### Given material
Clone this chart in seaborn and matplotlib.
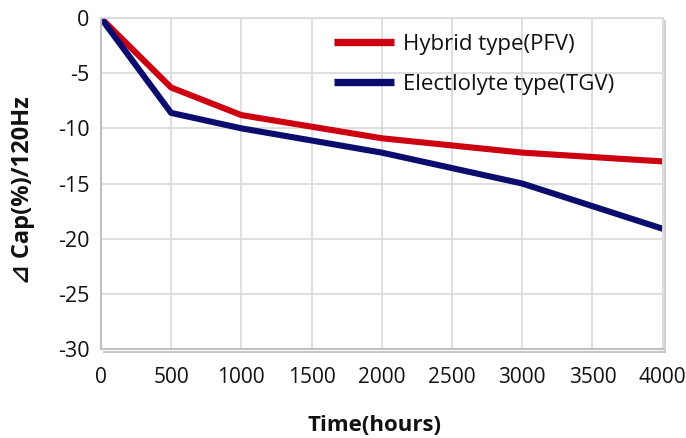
import matplotlib
matplotlib.use("Agg")
import matplotlib.pyplot as plt
import matplotlib.patheffects as pe
import seaborn as sns
import pandas as pd

hours = [0, 500, 1000, 2000, 3000, 4000]
hybrid = [0, -6.3, -8.8, -10.9, -12.2, -13.0]
electrolyte = [0, -8.6, -10.0, -12.2, -15.0, -19.1]
series_names = ["Hybrid type(PFV)", "Electlolyte type(TGV)"]
colors = ["#cc0010", "#0c0c6e"]
x_ticks = [0, 500, 1000, 1500, 2000, 2500, 3000, 3500, 4000]
y_ticks = [0, -5, -10, -15, -20, -25, -30]

df = pd.DataFrame({
    "hours": hours * 2,
    "cap": hybrid + electrolyte,
    "series": [series_names[0]] * len(hours) + [series_names[1]] * len(hours),
})

sns.set_theme(style="white")
plt.rcParams["font.family"] = ["Open Sans", "DejaVu Sans"]
plt.rcParams["text.color"] = "#111111"
plt.rcParams["axes.labelcolor"] = "#111111"

fig = plt.figure(figsize=(6.86, 4.38), dpi=100)
ax = fig.add_axes([0.147, 0.203, 0.819, 0.756])

sns.lineplot(data=df, x="hours", y="cap", hue="series", palette=colors,
             linewidth=4.4, ax=ax, legend=True, solid_capstyle="butt")

ax.set_xlim(0, 4000)
ax.set_ylim(-30, 0)
ax.set_xticks(x_ticks)
ax.set_yticks(y_ticks)
ax.set_xticklabels([str(v) for v in x_ticks], fontsize=15)
ax.set_yticklabels([str(v) for v in y_ticks], fontsize=15.5)
ax.tick_params(axis="x", length=0, pad=13, colors="#111111")
ax.tick_params(axis="y", length=0, pad=8, colors="#111111")
ax.grid(True, color="#d9d9d9", linewidth=1.2)
ax.set_axisbelow(True)

for side in ["top", "right"]:
    ax.spines[side].set_color("#d9d9d9")
    ax.spines[side].set_linewidth(1.2)
for side in ["left", "bottom"]:
    ax.spines[side].set_color("#c0c0c0")
    ax.spines[side].set_linewidth(1.5)
ax.spines["bottom"].set_path_effects([pe.SimpleLineShadow(offset=(2, -2), shadow_color="#bbbbbb", alpha=0.8), pe.Normal()])
ax.spines["right"].set_path_effects([pe.SimpleLineShadow(offset=(2, -2), shadow_color="#bbbbbb", alpha=0.8), pe.Normal()])

ax.set_xlabel("Time(hours)", fontsize=16, fontweight="bold")
ax.xaxis.set_label_coords(0.4875, -0.198)
ax.set_ylabel("⊿ Cap(%)/120Hz", fontsize=17, fontweight="bold")
ax.yaxis.set_label_coords(-0.117, 0.48)

leg = ax.legend(loc="upper right", frameon=False, fontsize=16,
                handlelength=2.7, handletextpad=0.4, labelspacing=0.85,
                bbox_to_anchor=(0.95, 1.012))
for line in leg.get_lines():
    line.set_linewidth(5.3)

fig.savefig("out.png", dpi=100)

### Your instructions
In your copy of the listing above, reproduce each line exactly and omit all pictures.

### Written solution
Clone this chart in seaborn and matplotlib.
import matplotlib
matplotlib.use("Agg")
import matplotlib.pyplot as plt
import matplotlib.patheffects as pe
import seaborn as sns
import pandas as pd

hours = [0, 500, 1000, 2000, 3000, 4000]
hybrid = [0, -6.3, -8.8, -10.9, -12.2, -13.0]
electrolyte = [0, -8.6, -10.0, -12.2, -15.0, -19.1]
series_names = ["Hybrid type(PFV)", "Electlolyte type(TGV)"]
colors = ["#cc0010", "#0c0c6e"]
x_ticks = [0, 500, 1000, 1500, 2000, 2500, 3000, 3500, 4000]
y_ticks = [0, -5, -10, -15, -20, -25, -30]

df = pd.DataFrame({
    "hours": hours * 2,
    "cap": hybrid + electrolyte,
    "series": [series_names[0]] * len(hours) + [series_names[1]] * len(hours),
})

sns.set_theme(style="white")
plt.rcParams["font.family"] = ["Open Sans", "DejaVu Sans"]
plt.rcParams["text.color"] = "#111111"
plt.rcParams["axes.labelcolor"] = "#111111"

fig = plt.figure(figsize=(6.86, 4.38), dpi=100)
ax = fig.add_axes([0.147, 0.203, 0.819, 0.756])

sns.lineplot(data=df, x="hours", y="cap", hue="series", palette=colors,
             linewidth=4.4, ax=ax, legend=True, solid_capstyle="butt")

ax.set_xlim(0, 4000)
ax.set_ylim(-30, 0)
ax.set_xticks(x_ticks)
ax.set_yticks(y_ticks)
ax.set_xticklabels([str(v) for v in x_ticks], fontsize=15)
ax.set_yticklabels([str(v) for v in y_ticks], fontsize=15.5)
ax.tick_params(axis="x", length=0, pad=13, colors="#111111")
ax.tick_params(axis="y", length=0, pad=8, colors="#111111")
ax.grid(True, color="#d9d9d9", linewidth=1.2)
ax.set_axisbelow(True)

for side in ["top", "right"]:
    ax.spines[side].set_color("#d9d9d9")
    ax.spines[side].set_linewidth(1.2)
for side in ["left", "bottom"]:
    ax.spines[side].set_color("#c0c0c0")
    ax.spines[side].set_linewidth(1.5)
ax.spines["bottom"].set_path_effects([pe.SimpleLineShadow(offset=(2, -2), shadow_color="#bbbbbb", alpha=0.8), pe.Normal()])
ax.spines["right"].set_path_effects([pe.SimpleLineShadow(offset=(2, -2), shadow_color="#bbbbbb", alpha=0.8), pe.Normal()])

ax.set_xlabel("Time(hours)", fontsize=16, fontweight="bold")
ax.xaxis.set_label_coords(0.4875, -0.198)
ax.set_ylabel("⊿ Cap(%)/120Hz", fontsize=17, fontweight="bold")
ax.yaxis.set_label_coords(-0.117, 0.48)

leg = ax.legend(loc="upper right", frameon=False, fontsize=16,
                handlelength=2.7, handletextpad=0.4, labelspacing=0.85,
                bbox_to_anchor=(0.95, 1.012))
for line in leg.get_lines():
    line.set_linewidth(5.3)

fig.savefig("out.png", dpi=100)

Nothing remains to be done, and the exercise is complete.